Evening was TV in a hotel room.
This morning I received bad news from my mom. I called her from the road, because she had sent a text asking me to phone her. My mom was crying and I sat in something like shock for the rest of the drive. I am still waiting for the tears to come. But I am grateful for the wide open spaces that planted themselves in my body while on the road the last couple of days. There is room now for this grief. There is room again for whatever happens next.



A dark day. The sun has risen and animals are flittering about. I have never so badly wanted to be a dog, or a cat, or a cricket. Unaffected. This morning I, along with countless other parents, had to wake up and tell my child that the thing I swore would not happen, could not happen, happened.

My son is white, and probably straight, and he is terrified. I can’t even imagine how difficult this conversation was for so many of my friends. My son is worried that his friends will be deported. He is worried about what this means for his future. He has watched the debates, and while he doesn’t understand some of it, he knows what Trump has, to this point, represented. Hatred. Racism. Misogyny. Homophobia. Bullying.

It’s confusing. In fairy tales, terrible things happen, terrible people make terrible decisions, but in the end, love trumps hate.

In kid movies, there is so often a bully. Some kid spewing his hate and terrorizing the neighborhood. The hero finally stands up to the bully, and the bully sulks away, tail between his legs. Because love trumps hate.

On the playground, there are real bullies. My son has stood up to them. He has stood up for the children who are different from him. He has a good heart. He knows he is doing a good thing. So this election, it just doesn’t follow the simple rule of cause and effect. Bullies don’t win. Love does.

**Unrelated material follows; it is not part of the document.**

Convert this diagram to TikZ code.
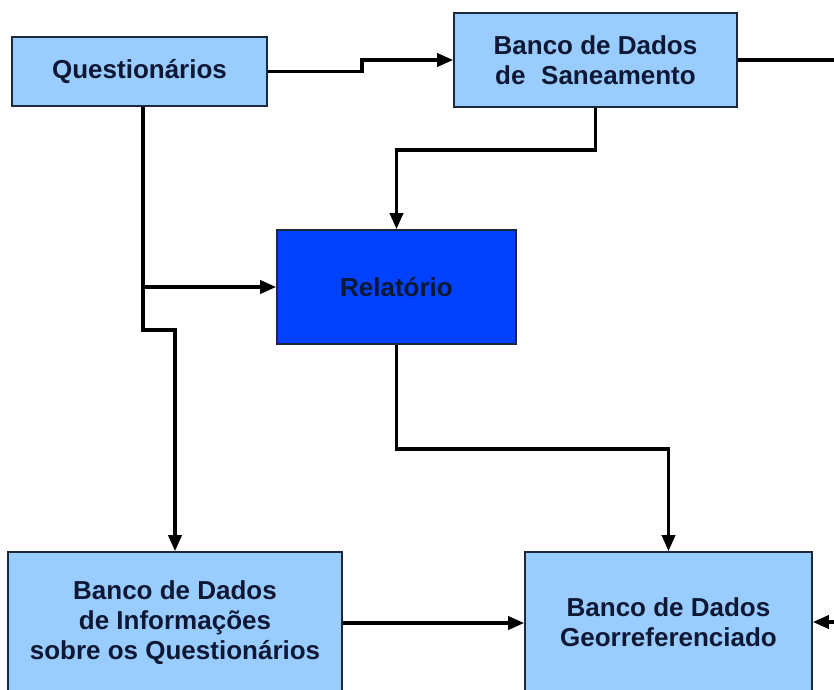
\documentclass[tikz,border=0pt]{standalone}
\usepackage{fontspec}
\setmainfont{Liberation Sans}
\usetikzlibrary{arrows.meta}
\definecolor{boxblue}{RGB}{153,204,255}
\definecolor{relblue}{RGB}{0,66,255}
\definecolor{txtnavy}{RGB}{14,24,52}
\definecolor{edgecol}{RGB}{30,40,60}
\tikzset{
  box/.style={draw=edgecol, line width=1.6pt, fill=boxblue, inner sep=0pt,
    align=center, text=txtnavy, font=\bfseries\fontsize{26}{30}\selectfont},
  conn/.style={line width=3.4pt, draw=black},
  arr/.style={conn, -{Triangle[length=16pt,width=13pt]}},
}
\begin{document}
\begin{tikzpicture}[x=1pt,y=-1pt]
\useasboundingbox (0,0) rectangle (834,689);
\fill[white] (0,0) rectangle (834,689);
\clip (0,0) rectangle (834,689);
% nodes
\node[box, minimum width=255pt, minimum height=69pt] (Q) at (139.5,71.5) {Questionários};
\node[box, minimum width=283pt, minimum height=94pt] (S) at (595.5,60) {Banco de Dados\\de\hspace{0.6em}Saneamento};
\node[box, fill=relblue, minimum width=239pt, minimum height=114pt] (R) at (396.5,287) {Relatório};
\node[box, minimum width=334pt, minimum height=142pt] (I) at (175,623) {Banco de Dados\\de Informações\\sobre os Questionários};
\node[box, minimum width=287pt, minimum height=140pt] (G) at (668.5,622) {Banco de Dados\\Georreferenciado};
% helper coordinates
\coordinate (qx) at (143,0);
\coordinate (s1) at (362,0);
\coordinate (h1) at (0,150);
\coordinate (h2) at (0,330);
\coordinate (h3) at (0,449);
\coordinate (re) at (834,0);
% connectors
\draw[arr] (Q.east) -- (Q.east -| s1) |- (S.west);
\draw[arr] (S.south) -- (S.south |- h1) -| (R.north);
\draw[arr] (Q.south -| qx) -- (qx |- h2) -| (I.north);
\draw[arr] (R.west -| qx) -- (R.west);
\draw[arr] (R.south) -- (R.south |- h3) -| (G.north);
\draw[arr] (I.east) -- (I.east -| G.west);
\draw[conn] (S.east) -- (S.east -| re);
\draw[arr] (G.east -| re) -- (G.east);
\end{tikzpicture}
\end{document}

This morning I, and so many of us, were called upon to answer some really tough questions. And I think a lot of us had the same questions as the children did. And yet we did it. We got through it. We talked about vigilance, about continuing to stand up to bullies, about how important love is, especially now.

And then our children went off to school and we cried. I did. I couldn’t keep my shit together during yoga, and the lovely instructor silently brought me tissue.

I think it’s okay if we mourn for this day. It’s good for kids to know that we too cry, we too grieve, we too get angry. But the sun will rise again tomorrow, and the children will need role models.

I went to volunteer at my son’s school today, and I was struck by how the children, some of whom still wore “I voted” stickers, were able to persevere. To play. To laugh.

We are entitled to our grief. But we also need to count our blessings, and at least in my case, my children are the most beautiful blessings I can imagine. So tomorrow I vow to be a role model for my children. I won’t mourn for the death of America. America isn’t dead—I can see it in the faces of the children. Tomorrow I will wake up and be present. I will be in the moment. I will laugh again. And I will stand up for the people who are different from me. I will stand up to the bullies. The children, our future, are looking for a hero. And they are right to know that we are going to win.